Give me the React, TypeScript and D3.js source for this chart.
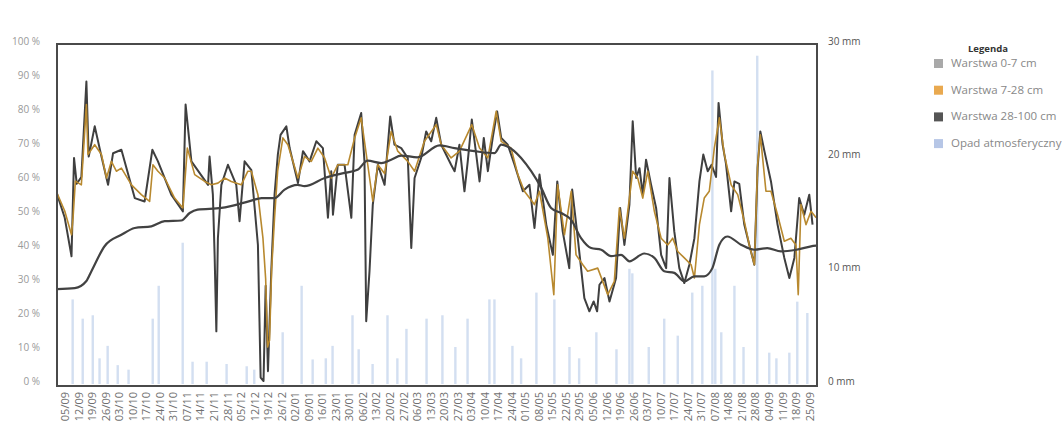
import { useEffect, useRef } from "react";
import * as d3 from "d3";

// day offsets are counted from 05/09 (first weekly tick)
const tickLabels = [
  "05/09", "12/09", "19/09", "26/09", "03/10", "10/10", "17/10", "24/10", "31/10", "07/11",
  "14/11", "21/11", "28/11", "05/12", "12/12", "19/12", "26/12", "02/01", "09/01", "16/01",
  "23/01", "30/01", "06/02", "13/02", "20/02", "27/02", "06/03", "13/03", "20/03", "27/03",
  "03/04", "10/04", "17/04", "24/04", "01/05", "08/05", "15/05", "22/05", "29/05", "05/06",
  "12/06", "19/06", "26/06", "03/07", "10/07", "17/07", "24/07", "31/07", "07/08", "14/08",
  "21/08", "28/08", "04/09", "11/09", "18/09", "25/09",
];

const pctTicks = [0, 10, 20, 30, 40, 50, 60, 70, 80, 90, 100];
const mmTicks = [0, 10, 20, 30];

// Warstwa 0-7 cm (spiky dark line)
const layer0to7: [number, number][] = [
  [-4, 55], [0, 48], [3.5, 36.7], [4.8, 65.6], [6.2, 58], [8.6, 60], [11.2, 88.1], [12.4, 66],
  [15.5, 74.9], [19, 66], [22.4, 57.7], [25, 67], [29.3, 68], [36.2, 53.8], [41.3, 52.8],
  [45.3, 68], [48.2, 64.6], [55.1, 54.8], [61.1, 49.9], [62.5, 81.3], [65.5, 64.6], [74.1, 57.7],
  [74.9, 66], [76.6, 54.8], [77.5, 37.1], [78.4, 14.6], [79.2, 42], [81, 57.7], [84.4, 63.6],
  [88.7, 57.7], [90.4, 47], [93, 64.6], [96.5, 62], [99.9, 40], [101.3, 1], [102.8, 0],
  [103.9, 28], [105.1, 2.9], [106.8, 32.3], [108.5, 54.8], [110.2, 66.6], [111.6, 72.4],
  [114.6, 74.9], [116.3, 68.5], [120.6, 58.2], [123.2, 67.6], [126.6, 64.6], [130.1, 70.5],
  [133.5, 68.5], [136.1, 48], [137.8, 61.7], [138.7, 48.9], [141.2, 63.6], [144.7, 63.6],
  [148.2, 48], [149.9, 72.4], [153.3, 78.8], [155, 64.6], [155.9, 17.6], [157.6, 32.3],
  [159.3, 51.9], [161.9, 63.6], [165.4, 57.7], [168.3, 77.8], [170.5, 69.5], [174, 68.5],
  [177.4, 65.6], [179.2, 39.1], [180.9, 59.7], [184.3, 65.6], [186.9, 73.4], [189.5, 70.5],
  [192.1, 77.4], [194.7, 69.5], [199.8, 63.6], [201.6, 61.7], [204.1, 69.5], [206.7, 55.8],
  [208.4, 64.6], [210.5, 76.9], [212.8, 66.6], [214.5, 58.7], [216.7, 71.5], [218.8, 61.7],
  [221.3, 71.5], [223.6, 79.3], [225.7, 71.5], [229.1, 69.5], [232.6, 63.6], [236.9, 55.8],
  [240.3, 57.7], [242.9, 45], [245.5, 60.7], [249, 46], [252.4, 37.1], [254.7, 58.7],
  [257.5, 44], [260.9, 33.2], [262.4, 56.3], [265.3, 42], [268.7, 24.4], [271.3, 20.5],
  [273.5, 23.4], [275.3, 20.5], [276.5, 28.3], [279.1, 30.3], [281.7, 23.4], [285.1, 30.3],
  [287.2, 50.9], [289.4, 40], [292, 51.9], [293.7, 76.4], [295.5, 59.7], [297.2, 62.6],
  [298.9, 54.8], [300.6, 65.1], [303.2, 57.7], [305.8, 50.9], [308.4, 37.1], [311, 33.2],
  [312.7, 59.7], [315.2, 44], [317.8, 33.2], [320.4, 28.8], [323, 34.2], [325.6, 42],
  [328.2, 58.7], [330.2, 66.6], [332.5, 61.7], [334.5, 63.6], [336.8, 60], [338.1, 81.8],
  [340.2, 69.5], [341.9, 64], [344.6, 49.9], [346.3, 58.7], [348.8, 58], [351.4, 46],
  [354, 40], [356.6, 34.2], [358.3, 62.6], [359.7, 73.4], [361.8, 67.6], [365.2, 58.7],
  [368.6, 46], [372.1, 36.2], [374.7, 30.3], [377.3, 36.2], [379.8, 53.8], [382.4, 48.9],
  [385, 54.8], [386.7, 46],
];

// Warstwa 7-28 cm (gold line)
const layer7to28: [number, number][] = [
  [-4, 55.3], [0, 50], [3.5, 43], [4.3, 48], [5.5, 58.8], [8.6, 57.7], [11.2, 81.3], [12, 66.6],
  [15.5, 69.5], [19, 66.6], [21.6, 59.7], [24.1, 64.6], [26.7, 61.7], [29.3, 62.6], [34.5, 57.7],
  [39.6, 54.8], [43.9, 52.8], [45.6, 63.6], [48.2, 61.7], [51.7, 59.7], [56.8, 53.8],
  [61.1, 50.9], [63.4, 68.5], [67.2, 60.7], [72.4, 58.7], [75.8, 57.7], [79.2, 58.2],
  [82.7, 59.7], [86.1, 58.7], [91.3, 57.7], [94.7, 61.7], [96.5, 61.7], [99.9, 54.8],
  [102.5, 42], [103.9, 30], [104.9, 10], [105.9, 12], [107, 33], [108.5, 48], [110.1, 61.7],
  [112.8, 71.5], [115.4, 69.5], [120.6, 59.7], [124, 66], [127.5, 64.6], [130.9, 68.5],
  [134.4, 65.6], [137.8, 59.7], [141.2, 63.6], [146.4, 63.6], [149.9, 71.5], [153.3, 77.4],
  [156.7, 63.6], [159.3, 52.9], [161.9, 63.6], [165.4, 61], [168.8, 73.4], [172.2, 67.6],
  [177.4, 64.6], [180.9, 61.7], [186, 70.5], [192.1, 75.4], [194.7, 69.5], [199.8, 65.6],
  [204.1, 67.6], [210.5, 75.4], [214.5, 68.5], [218.8, 65.6], [223.1, 79.3], [225.7, 70.5],
  [230.8, 68.5], [234.3, 60.7], [237.7, 55.8], [242.9, 51.9], [245.5, 55.8], [249.8, 42],
  [252.9, 25.4], [254.9, 57.7], [258.4, 43], [261.9, 55.8], [264.4, 37.1], [267.9, 34.2],
  [270.4, 32.3], [275.6, 33.2], [280.8, 25.4], [284.2, 29.3], [286.8, 50.9], [289.4, 42],
  [292, 53.8], [293.7, 61.7], [296.3, 59.7], [298.9, 53.8], [301.5, 61.7], [304.9, 49.9],
  [308.4, 42], [311.8, 40], [314.4, 42], [317, 38.1], [320.4, 36.2], [323.9, 34.2],
  [325.6, 30.3], [328.2, 46], [330.7, 53.8], [333.3, 55.8], [335.9, 68.5], [338.5, 77.4],
  [341.1, 66.6], [344.6, 57.7], [348, 54.8], [351.4, 47], [354, 40], [356.6, 34.2],
  [358.3, 63.6], [359.7, 72.4], [362.6, 55.8], [365.2, 55.8], [368.6, 48.9], [372.1, 41.1],
  [375.5, 42], [378.1, 40], [379.3, 25.4], [380.7, 51.9], [383.3, 46], [385.9, 49.9],
  [388.6, 48],
];

// Warstwa 28-100 cm (smooth dark line)
const layer28to100: [number, number][] = [
  [-4, 27], [5.2, 27.3], [11.2, 29.4], [13.8, 32.3], [20.7, 39.7], [29.3, 43], [36.2, 45],
  [44.8, 45.5], [51.7, 47], [60.3, 47.2], [64.6, 49.4], [68.7, 50.4], [81, 50.9], [95.6, 52.9],
  [101.8, 53.8], [108.5, 53.8], [113.7, 56.3], [120.4, 57.7], [124, 57.3], [134.4, 59.7],
  [144.7, 61.2], [151.4, 62.1], [156.6, 64.8], [163.7, 64.1], [168.8, 65.1], [174, 66.3],
  [182.4, 65.8], [193.8, 69.3], [201.6, 68.5], [211.9, 67.6], [222.2, 67], [225.7, 69.5],
  [228.9, 69], [236, 65.6], [241.2, 61.7], [246.4, 56.8], [251.5, 50.9], [256.7, 49.4],
  [261.9, 47.4], [267, 42], [272.2, 39.1], [277.4, 38.6], [282.5, 36.7], [287.7, 37.1],
  [292, 35.2], [299.7, 37.5], [304.9, 36.2], [310, 32.3], [315.2, 31.8], [320.4, 29.3],
  [325.6, 30.8], [330.7, 30.8], [334.9, 33.2], [338.5, 40.1], [342.6, 42.5], [349.7, 40.1],
  [356.6, 38.6], [363.3, 39.1], [370.4, 38.1], [378.3, 38.6], [385.9, 39.6], [388.6, 39.8],
];

// Opad atmosferyczny [day, mm]
const rain: [number, number][] = [
  [4.1, 7.2], [9.3, 5.5], [14.5, 5.8], [18, 2], [22.2, 3.1], [27.4, 1.4], [33, 1], [45.5, 5.5],
  [48.6, 8.4], [61, 12.2], [66.1, 1.7], [73.4, 1.7], [83.7, 1.5], [94.1, 1.3], [98, 1],
  [112.7, 4.3], [122.5, 8.4], [128.2, 1.9], [135, 2], [138.5, 3.1], [148.8, 5.8], [152, 2.8],
  [159.2, 1.5], [166.9, 5.8], [172, 2], [176.7, 4.6], [187.1, 5.5], [195.3, 5.8], [202, 3],
  [208.3, 5.5], [219.6, 7.2], [222.2, 7.2], [231.5, 3.1], [236, 2], [243.9, 7.8], [253.2, 7.2],
  [261, 3], [266, 2], [274.9, 4.3], [285.3, 2.8], [292, 9.9], [293.5, 9.5], [302, 3],
  [310, 5.5], [317, 4], [324.5, 7.8], [329.7, 8.4], [334.9, 27.4], [336.4, 9.9], [339.5, 4.3],
  [346.3, 8.4], [351, 3], [358.1, 28.7], [364.3, 2.5], [368, 2], [374.7, 2.5], [378.8, 7],
  [384, 6],
];

const legendItems = [
  { label: "Warstwa 0-7 cm", color: "#a9a9a9" },
  { label: "Warstwa 7-28 cm", color: "#e9a94f" },
  { label: "Warstwa 28-100 cm", color: "#555555" },
  { label: "Opad atmosferyczny", color: "#b6c6e6" },
];

const W = 1062, H = 432;
const plot = { left: 57, right: 817, top: 44, bottom: 386 };
const start = new Date(2020, 8, 5);
const dayToDate = (d: number) => new Date(start.getTime() + d * 86400000);

export default function App() {
  const svgRef = useRef<SVGSVGElement>(null);

  useEffect(() => {
    if (!svgRef.current) return;
    const svg = d3.select(svgRef.current);
    svg.selectAll("*").remove();
    const font = "'Open Sans', 'DejaVu Sans', sans-serif";

    const x = d3.scaleTime().domain([dayToDate(-4), dayToDate(389)]).range([plot.left, plot.right]);
    const y = d3.scaleLinear().domain([0, 100]).range([381, 41]);
    const yMm = d3.scaleLinear().domain([0, 30]).range([381, 41]);

    // rain bars
    svg.append("g").selectAll("rect").data(rain).join("rect")
      .attr("x", (d) => x(dayToDate(d[0])) - 1.2)
      .attr("width", 2.4)
      .attr("y", (d) => yMm(d[1]))
      .attr("height", (d) => yMm(0) - yMm(d[1]) + 3)
      .attr("fill", "#a7c0e4")
      .attr("opacity", 0.5);

    const line = (curve: d3.CurveFactory) =>
      d3.line<[number, number]>().x((d) => x(dayToDate(d[0]))).y((d) => y(d[1])).curve(curve);

    svg.append("path").datum(layer0to7).attr("fill", "none").attr("stroke", "#3f3f3f")
      .attr("stroke-width", 2).attr("stroke-linejoin", "round").attr("d", line(d3.curveLinear) as any);
    svg.append("path").datum(layer7to28).attr("fill", "none").attr("stroke", "#b8892f")
      .attr("stroke-width", 1.6).attr("stroke-linejoin", "round").attr("d", line(d3.curveLinear) as any);
    svg.append("path").datum(layer28to100).attr("fill", "none").attr("stroke", "#424242")
      .attr("stroke-width", 2.2).attr("d", line(d3.curveMonotoneX) as any);

    // frame
    svg.append("rect").attr("x", plot.left).attr("y", plot.top)
      .attr("width", plot.right - plot.left).attr("height", plot.bottom - plot.top)
      .attr("fill", "none").attr("stroke", "#4a4a4a").attr("stroke-width", 2);

    // left axis labels
    svg.append("g").selectAll("text").data(pctTicks).join("text")
      .attr("x", 40).attr("y", (d) => y(d)).attr("dy", "0.35em")
      .attr("text-anchor", "end").attr("font-family", font).attr("font-size", 10)
      .attr("fill", "#999").text((d) => `${d} %`);

    // right axis labels
    svg.append("g").selectAll("text").data(mmTicks).join("text")
      .attr("x", 828).attr("y", (d) => yMm(d)).attr("dy", "0.35em")
      .attr("font-family", font).attr("font-size", 10)
      .attr("fill", "#555").text((d) => `${d} mm`);

    // x axis
    const tickDates = tickLabels.map((_, i) => dayToDate(i * 7));
    const xAxis = svg.append("g").attr("transform", `translate(0,${plot.bottom})`)
      .call(d3.axisBottom(x).tickValues(tickDates).tickSize(0)
        .tickFormat((_, i) => tickLabels[i]));
    xAxis.select(".domain").remove();
    xAxis.selectAll("text")
      .attr("transform", "rotate(-90)")
      .attr("text-anchor", "end")
      .attr("x", -6).attr("y", 0).attr("dy", "0.35em")
      .attr("font-family", font).attr("font-size", 11).attr("fill", "#6f6f6f");

    // legend
    svg.append("text").attr("x", 968).attr("y", 52).attr("font-family", font)
      .attr("font-size", 9.5).attr("font-weight", "bold").attr("fill", "#333").text("Legenda");
    const lg = svg.append("g").selectAll("g").data(legendItems).join("g")
      .attr("transform", (_, i) => `translate(934,${67 + i * 26.7})`);
    lg.append("rect").attr("x", 0).attr("y", -8).attr("width", 9).attr("height", 9)
      .attr("fill", (d) => d.color);
    lg.append("text").attr("x", 17).attr("y", 0).attr("font-family", font)
      .attr("font-size", 11.5).attr("fill", "#888").text((d) => d.label);
  }, []);

  return (
    <svg ref={svgRef} width={W} height={H}
      style={{ position: "absolute", left: 0, top: 0, background: "#fff" }} />
  );
}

*WRITTEN EXERCISE*: Leave the pictures out and please restate exactly the lines running from the start of the material through the one with "const mmTicks = [0, 10, 20, 30];".

*EXERCISE RESULT*:
Give me the React, TypeScript and D3.js source for this chart.
import { useEffect, useRef } from "react";
import * as d3 from "d3";

// day offsets are counted from 05/09 (first weekly tick)
const tickLabels = [
  "05/09", "12/09", "19/09", "26/09", "03/10", "10/10", "17/10", "24/10", "31/10", "07/11",
  "14/11", "21/11", "28/11", "05/12", "12/12", "19/12", "26/12", "02/01", "09/01", "16/01",
  "23/01", "30/01", "06/02", "13/02", "20/02", "27/02", "06/03", "13/03", "20/03", "27/03",
  "03/04", "10/04", "17/04", "24/04", "01/05", "08/05", "15/05", "22/05", "29/05", "05/06",
  "12/06", "19/06", "26/06", "03/07", "10/07", "17/07", "24/07", "31/07", "07/08", "14/08",
  "21/08", "28/08", "04/09", "11/09", "18/09", "25/09",
];

const pctTicks = [0, 10, 20, 30, 40, 50, 60, 70, 80, 90, 100];
const mmTicks = [0, 10, 20, 30];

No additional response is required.